NJ Motor Vehicle Commission Launches Next-of-Kin Registry [AUDIO]
Law enforcement in New Jersey can quickly track down family members of non-responsive car crash victims with the launching of an emergency next-of-kin registry by the Motor Vehicle Commission (MVC).
"Sadly and all too often, those involved in a car crash cannot communicate with emergency responders so there is a lag time between helping and transporting the victims to hospitals and finding and calling relatives," said MVC Chairman and Chief Administrator Ray Martinez. "In some cases, even those few minutes could mean the difference between a family member being able to say goodbye to a loved one and a family member arriving at the hospital too late."
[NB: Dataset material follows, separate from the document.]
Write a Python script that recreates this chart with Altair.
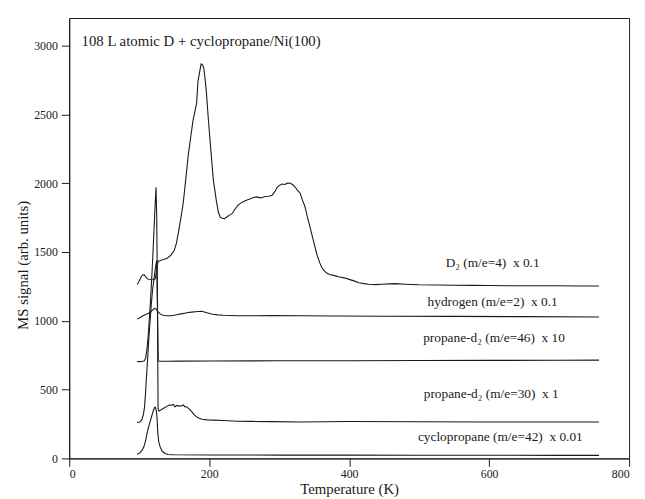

The registry comes following legislation known as "Sara's Law" in memory of Sara Dubinin of Sayreville. Dubinin became unresponsive following a car crash in 2007 and lapsed into a coma before her parents were notified. She eventually passed away.
The registry is an online resource that gives individuals with a driver's license or a non-driver identification card the opportunity to enter up to two emergency contacts and their phone numbers through a database that is only available to law enforcement. If an individual involved in a crash is unable to communicate, police will be able to access the registry and notify designated emergency contacts quickly.
"The MVC also has lowered the age at which someone can obtain a non-driver identification card from 17 to 14, so they too can utilize the registry for emergency contact information," said Mike Horan, MVC spokesman.
"I cannot stress enough the importance of registering your emergency contacts with the MVC," said Elizabeth Dubinin, Sara's mother. "I lost my only, beautiful 19-year-old daughter to a horrific crash and was never notified before she succumbed to her injuries. This registry will go a long way in preventing others from having to find out the way I did."